Résumé
Un film réalisé en deux parties, l’une sur les peintures et eaux-fortes de 'La fête de Saint-Isidore' de Goya, l’autre sur sa série de gravures des 'Désastres de la guerre', autour du martyre du peuple espagnol soumis à l'invasion napoléonienne. Sans commentaire, mais porté par la musique du guitariste Andrès Segovia, le film met en miroir la joie des fêtes populaires et les horreurs de la guerre.
Avis
Les Désastres de la guerre' est une série de quatre-vingt-deux gravures réalisées entre 1810 et 1815 par le peintre et graveur espagnol Francisco de Goya (1746–1828). Il raconte le martyre du peuple espagnol lors de l’invasion napoléonienne. Les fêtes populaires comme celle de Saint Isidore sont souvent évoquées dans les œuvres de Goya : 'La fête de Saint-Isidore' (1788) mais aussi 'Le pantin' ou 'L’enterrement de la sardine', ainsi que des eaux-fortes ou des cartons destinés à réaliser des tapisseries. Ces œuvres témoignent de l’importance de ces fêtes populaires dans la culture espagnole à l’époque de Goya.
Alors qu’il effectuait le mixage de son premier long-métrage, 'Dimanche d’août' (produit par le grand scénariste du néo-réalisme Sergio Amidei), Luciano Emmer enregistra Andrès Segovia jouant à la guitare des œuvres de Torroba, Albeniz et Tarrega. Le musicien lui offrit ces enregistrements à condition qu’il les gardât dans leur intégralité. C’est à partir de ce matériel qu’allait se construire le film sur Goya (en réalité deux films de neuf minutes mis bout à bout : l’un sur les peintures et eaux-fortes de 'La fête de Saint-Isidore', l’autre sur les gravures des 'Désastres de la guerre'). Le film ne comprend aucun commentaire, toute la compréhension se faisant par immersion dans les œuvres. La musique crée une proximité et accentue l’émotion émanant des représentations de Goya, déjà si contrastées, entre les moments de joie et de liesse populaire de la fête de Sainte-Isidore et le sombre témoignage des malheurs de la guerre, aux traits plus brefs et tourmentés.

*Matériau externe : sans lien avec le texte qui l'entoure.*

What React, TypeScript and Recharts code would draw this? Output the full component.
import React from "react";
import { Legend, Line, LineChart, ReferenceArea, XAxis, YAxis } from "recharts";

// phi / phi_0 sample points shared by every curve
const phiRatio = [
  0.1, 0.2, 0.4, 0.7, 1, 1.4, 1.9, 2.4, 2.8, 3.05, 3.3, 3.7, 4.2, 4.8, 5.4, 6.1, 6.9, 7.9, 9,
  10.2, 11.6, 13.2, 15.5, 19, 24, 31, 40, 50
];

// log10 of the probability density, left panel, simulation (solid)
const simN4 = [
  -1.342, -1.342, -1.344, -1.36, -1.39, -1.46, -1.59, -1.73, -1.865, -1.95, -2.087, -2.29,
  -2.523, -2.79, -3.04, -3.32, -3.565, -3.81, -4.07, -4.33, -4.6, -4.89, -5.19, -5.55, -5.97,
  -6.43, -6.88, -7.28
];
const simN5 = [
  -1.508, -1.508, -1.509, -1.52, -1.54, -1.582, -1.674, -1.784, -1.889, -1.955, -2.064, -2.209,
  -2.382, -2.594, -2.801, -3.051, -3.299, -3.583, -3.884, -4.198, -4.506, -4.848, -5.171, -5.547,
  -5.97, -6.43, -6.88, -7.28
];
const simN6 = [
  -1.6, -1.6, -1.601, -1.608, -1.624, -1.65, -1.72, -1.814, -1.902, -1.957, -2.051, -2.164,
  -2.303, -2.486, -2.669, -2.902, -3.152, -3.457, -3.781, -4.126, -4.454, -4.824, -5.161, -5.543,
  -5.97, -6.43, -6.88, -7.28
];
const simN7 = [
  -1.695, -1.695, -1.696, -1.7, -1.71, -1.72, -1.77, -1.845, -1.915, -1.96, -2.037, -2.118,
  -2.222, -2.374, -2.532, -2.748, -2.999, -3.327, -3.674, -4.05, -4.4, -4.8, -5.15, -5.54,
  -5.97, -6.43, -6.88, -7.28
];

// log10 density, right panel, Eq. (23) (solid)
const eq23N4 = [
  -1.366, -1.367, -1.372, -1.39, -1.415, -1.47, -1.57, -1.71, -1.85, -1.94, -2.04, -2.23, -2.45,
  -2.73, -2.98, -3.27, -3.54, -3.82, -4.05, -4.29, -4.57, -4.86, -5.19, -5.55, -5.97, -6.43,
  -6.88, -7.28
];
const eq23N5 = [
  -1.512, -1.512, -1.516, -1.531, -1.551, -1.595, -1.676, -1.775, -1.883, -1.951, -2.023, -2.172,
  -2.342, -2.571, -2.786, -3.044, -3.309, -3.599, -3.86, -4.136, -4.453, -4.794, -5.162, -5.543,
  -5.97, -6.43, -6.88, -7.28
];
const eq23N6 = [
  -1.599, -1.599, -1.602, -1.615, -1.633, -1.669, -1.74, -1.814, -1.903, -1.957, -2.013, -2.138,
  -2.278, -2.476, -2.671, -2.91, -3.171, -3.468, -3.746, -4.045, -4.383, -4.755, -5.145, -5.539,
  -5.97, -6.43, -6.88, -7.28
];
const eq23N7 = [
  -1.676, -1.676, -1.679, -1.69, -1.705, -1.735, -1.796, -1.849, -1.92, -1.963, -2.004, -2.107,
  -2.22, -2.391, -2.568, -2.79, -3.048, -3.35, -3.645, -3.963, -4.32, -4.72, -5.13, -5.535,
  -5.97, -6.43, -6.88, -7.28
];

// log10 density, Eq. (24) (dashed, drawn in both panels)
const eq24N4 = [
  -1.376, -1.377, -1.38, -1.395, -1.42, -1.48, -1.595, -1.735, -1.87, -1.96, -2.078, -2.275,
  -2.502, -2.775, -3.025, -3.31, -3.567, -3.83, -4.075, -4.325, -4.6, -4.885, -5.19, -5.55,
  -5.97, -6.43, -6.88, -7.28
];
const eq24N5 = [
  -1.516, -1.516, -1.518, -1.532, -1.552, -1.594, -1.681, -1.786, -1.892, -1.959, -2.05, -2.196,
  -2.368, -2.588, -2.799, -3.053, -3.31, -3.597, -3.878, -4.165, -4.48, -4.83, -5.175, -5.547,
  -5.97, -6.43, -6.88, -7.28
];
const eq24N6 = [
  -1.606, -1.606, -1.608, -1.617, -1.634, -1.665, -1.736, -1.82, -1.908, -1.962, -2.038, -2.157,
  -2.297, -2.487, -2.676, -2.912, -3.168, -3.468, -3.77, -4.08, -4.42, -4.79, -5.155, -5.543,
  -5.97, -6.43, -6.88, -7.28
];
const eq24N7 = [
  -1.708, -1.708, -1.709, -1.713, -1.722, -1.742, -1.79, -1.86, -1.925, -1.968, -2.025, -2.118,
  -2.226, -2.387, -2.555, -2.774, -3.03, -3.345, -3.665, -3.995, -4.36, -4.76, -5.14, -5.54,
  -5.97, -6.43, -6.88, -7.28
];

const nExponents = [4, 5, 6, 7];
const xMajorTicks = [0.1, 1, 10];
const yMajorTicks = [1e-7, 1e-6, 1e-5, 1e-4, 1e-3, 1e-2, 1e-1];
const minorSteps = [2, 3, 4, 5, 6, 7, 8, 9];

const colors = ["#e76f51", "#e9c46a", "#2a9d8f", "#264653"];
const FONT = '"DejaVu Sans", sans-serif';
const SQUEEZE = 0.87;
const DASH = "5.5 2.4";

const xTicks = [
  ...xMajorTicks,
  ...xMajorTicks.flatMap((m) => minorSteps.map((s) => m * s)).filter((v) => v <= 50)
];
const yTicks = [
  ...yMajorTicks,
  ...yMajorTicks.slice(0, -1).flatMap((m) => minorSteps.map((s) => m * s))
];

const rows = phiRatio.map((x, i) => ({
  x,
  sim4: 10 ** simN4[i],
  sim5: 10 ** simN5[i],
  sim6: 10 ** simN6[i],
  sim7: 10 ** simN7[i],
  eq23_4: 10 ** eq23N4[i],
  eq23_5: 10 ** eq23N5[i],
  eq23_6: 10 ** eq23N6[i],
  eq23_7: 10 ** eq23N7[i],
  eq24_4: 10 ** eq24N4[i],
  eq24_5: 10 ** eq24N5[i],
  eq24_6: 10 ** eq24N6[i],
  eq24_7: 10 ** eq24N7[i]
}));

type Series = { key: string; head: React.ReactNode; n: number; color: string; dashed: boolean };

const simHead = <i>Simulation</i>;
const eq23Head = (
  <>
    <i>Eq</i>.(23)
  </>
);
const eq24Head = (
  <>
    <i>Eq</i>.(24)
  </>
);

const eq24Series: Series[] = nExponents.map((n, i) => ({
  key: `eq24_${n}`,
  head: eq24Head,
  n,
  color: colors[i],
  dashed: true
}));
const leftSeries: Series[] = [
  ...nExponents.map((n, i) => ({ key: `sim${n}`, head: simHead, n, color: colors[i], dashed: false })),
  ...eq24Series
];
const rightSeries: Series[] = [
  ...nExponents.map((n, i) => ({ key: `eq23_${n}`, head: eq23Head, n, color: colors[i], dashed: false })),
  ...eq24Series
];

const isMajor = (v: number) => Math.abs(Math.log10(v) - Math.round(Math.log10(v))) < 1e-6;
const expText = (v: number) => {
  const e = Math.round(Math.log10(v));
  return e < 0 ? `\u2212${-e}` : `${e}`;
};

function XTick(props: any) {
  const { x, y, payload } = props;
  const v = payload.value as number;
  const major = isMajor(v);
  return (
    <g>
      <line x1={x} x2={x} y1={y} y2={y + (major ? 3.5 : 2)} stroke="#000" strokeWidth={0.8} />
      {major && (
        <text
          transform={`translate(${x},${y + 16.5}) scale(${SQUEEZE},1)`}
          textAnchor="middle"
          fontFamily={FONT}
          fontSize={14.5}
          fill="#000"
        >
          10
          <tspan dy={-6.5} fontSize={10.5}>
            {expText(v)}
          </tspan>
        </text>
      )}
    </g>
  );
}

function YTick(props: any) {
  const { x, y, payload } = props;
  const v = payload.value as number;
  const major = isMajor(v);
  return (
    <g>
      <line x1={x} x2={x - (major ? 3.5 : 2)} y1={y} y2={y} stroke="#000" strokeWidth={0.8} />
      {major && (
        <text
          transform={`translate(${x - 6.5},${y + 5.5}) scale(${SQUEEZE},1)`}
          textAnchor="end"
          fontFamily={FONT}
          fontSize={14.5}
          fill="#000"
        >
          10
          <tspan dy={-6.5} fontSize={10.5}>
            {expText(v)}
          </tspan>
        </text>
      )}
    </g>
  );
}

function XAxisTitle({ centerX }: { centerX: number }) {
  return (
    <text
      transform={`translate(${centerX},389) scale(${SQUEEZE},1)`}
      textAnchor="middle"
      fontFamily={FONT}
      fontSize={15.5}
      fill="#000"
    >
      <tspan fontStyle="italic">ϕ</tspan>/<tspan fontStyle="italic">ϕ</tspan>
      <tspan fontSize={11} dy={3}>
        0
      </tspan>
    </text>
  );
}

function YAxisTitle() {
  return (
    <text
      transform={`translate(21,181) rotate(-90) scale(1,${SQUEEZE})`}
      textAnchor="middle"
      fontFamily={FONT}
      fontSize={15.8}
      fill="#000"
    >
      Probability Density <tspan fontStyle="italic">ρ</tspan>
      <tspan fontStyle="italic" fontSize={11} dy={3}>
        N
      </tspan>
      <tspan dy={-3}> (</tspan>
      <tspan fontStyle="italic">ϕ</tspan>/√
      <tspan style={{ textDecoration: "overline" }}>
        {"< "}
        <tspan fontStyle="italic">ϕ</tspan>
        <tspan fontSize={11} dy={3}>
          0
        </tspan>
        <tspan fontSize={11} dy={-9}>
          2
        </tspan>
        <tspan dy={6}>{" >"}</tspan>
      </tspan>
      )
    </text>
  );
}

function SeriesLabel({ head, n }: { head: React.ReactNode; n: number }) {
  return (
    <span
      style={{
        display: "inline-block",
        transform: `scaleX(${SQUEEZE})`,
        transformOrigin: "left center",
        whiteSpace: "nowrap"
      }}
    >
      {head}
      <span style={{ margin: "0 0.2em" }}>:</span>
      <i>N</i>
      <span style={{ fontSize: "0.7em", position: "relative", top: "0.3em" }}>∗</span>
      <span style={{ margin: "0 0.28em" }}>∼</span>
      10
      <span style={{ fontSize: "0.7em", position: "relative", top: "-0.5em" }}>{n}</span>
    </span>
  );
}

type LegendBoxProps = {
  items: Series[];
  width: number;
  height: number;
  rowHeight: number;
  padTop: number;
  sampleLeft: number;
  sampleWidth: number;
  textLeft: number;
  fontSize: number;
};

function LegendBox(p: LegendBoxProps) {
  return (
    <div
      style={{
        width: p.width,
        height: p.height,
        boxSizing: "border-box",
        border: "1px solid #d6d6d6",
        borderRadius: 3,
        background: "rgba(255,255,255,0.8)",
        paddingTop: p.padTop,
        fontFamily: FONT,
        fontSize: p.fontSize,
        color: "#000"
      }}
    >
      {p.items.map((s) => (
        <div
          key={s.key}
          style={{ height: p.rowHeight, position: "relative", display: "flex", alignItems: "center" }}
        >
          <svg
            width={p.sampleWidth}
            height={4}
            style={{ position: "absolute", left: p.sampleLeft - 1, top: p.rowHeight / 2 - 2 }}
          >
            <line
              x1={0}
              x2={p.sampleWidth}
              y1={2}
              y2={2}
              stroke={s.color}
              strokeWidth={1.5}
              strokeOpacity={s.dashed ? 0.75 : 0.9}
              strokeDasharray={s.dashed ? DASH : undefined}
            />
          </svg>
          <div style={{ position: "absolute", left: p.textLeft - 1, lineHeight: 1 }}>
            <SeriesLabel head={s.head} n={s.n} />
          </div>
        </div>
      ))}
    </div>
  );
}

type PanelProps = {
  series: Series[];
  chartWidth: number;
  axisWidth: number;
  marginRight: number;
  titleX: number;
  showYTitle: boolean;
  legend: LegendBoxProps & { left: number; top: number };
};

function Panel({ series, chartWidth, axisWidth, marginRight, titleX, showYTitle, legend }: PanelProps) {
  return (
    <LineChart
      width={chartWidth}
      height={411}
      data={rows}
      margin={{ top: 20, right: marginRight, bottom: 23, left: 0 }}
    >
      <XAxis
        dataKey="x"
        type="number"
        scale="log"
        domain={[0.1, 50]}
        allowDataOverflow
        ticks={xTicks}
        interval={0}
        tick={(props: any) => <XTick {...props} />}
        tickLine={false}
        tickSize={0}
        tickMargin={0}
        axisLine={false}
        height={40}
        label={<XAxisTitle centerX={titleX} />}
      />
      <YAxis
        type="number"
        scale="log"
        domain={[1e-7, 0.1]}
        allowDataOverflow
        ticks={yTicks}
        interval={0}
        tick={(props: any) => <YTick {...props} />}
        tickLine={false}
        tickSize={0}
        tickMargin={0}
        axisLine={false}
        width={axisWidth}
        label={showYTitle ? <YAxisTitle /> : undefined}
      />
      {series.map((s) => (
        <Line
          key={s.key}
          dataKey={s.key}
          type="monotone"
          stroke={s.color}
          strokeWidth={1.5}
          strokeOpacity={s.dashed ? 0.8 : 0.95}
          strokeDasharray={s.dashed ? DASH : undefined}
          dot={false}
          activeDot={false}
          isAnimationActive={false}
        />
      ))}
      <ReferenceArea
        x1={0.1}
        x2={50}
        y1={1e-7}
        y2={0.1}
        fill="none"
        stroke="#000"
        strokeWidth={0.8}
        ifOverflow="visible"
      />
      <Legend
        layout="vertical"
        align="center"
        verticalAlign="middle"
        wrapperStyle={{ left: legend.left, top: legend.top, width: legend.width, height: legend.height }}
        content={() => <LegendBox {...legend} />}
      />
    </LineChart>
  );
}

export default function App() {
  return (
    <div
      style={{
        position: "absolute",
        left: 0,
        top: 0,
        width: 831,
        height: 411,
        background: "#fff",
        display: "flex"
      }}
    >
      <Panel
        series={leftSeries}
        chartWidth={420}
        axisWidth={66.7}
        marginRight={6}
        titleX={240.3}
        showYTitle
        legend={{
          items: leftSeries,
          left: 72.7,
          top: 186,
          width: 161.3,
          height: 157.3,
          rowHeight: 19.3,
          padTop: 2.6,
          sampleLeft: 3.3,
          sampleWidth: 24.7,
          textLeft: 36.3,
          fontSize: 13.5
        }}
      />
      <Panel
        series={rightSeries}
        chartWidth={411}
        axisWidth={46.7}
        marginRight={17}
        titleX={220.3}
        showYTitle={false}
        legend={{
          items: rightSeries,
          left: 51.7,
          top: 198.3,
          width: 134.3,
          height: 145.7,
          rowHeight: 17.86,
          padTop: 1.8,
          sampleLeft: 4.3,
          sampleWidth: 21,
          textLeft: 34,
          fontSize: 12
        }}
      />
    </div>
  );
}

Luciano Emmer crée une composition dramatique grâce aux choix de cadres, aux mouvements de caméra et au montage, qui fait de "son" Goya l’un des sommets de ses films sur l’art. On pénètre dans l’œuvre de Goya par la seule évocation de ses représentations : cela suffit à faire ressortir le caractère, les techniques et la virtuosité du peintre. La peinture et la gravure nous sont alors données presque naturellement, sans approche savante ni historique, avec ce surcroît d’intérêt que nous donne cette familiarité.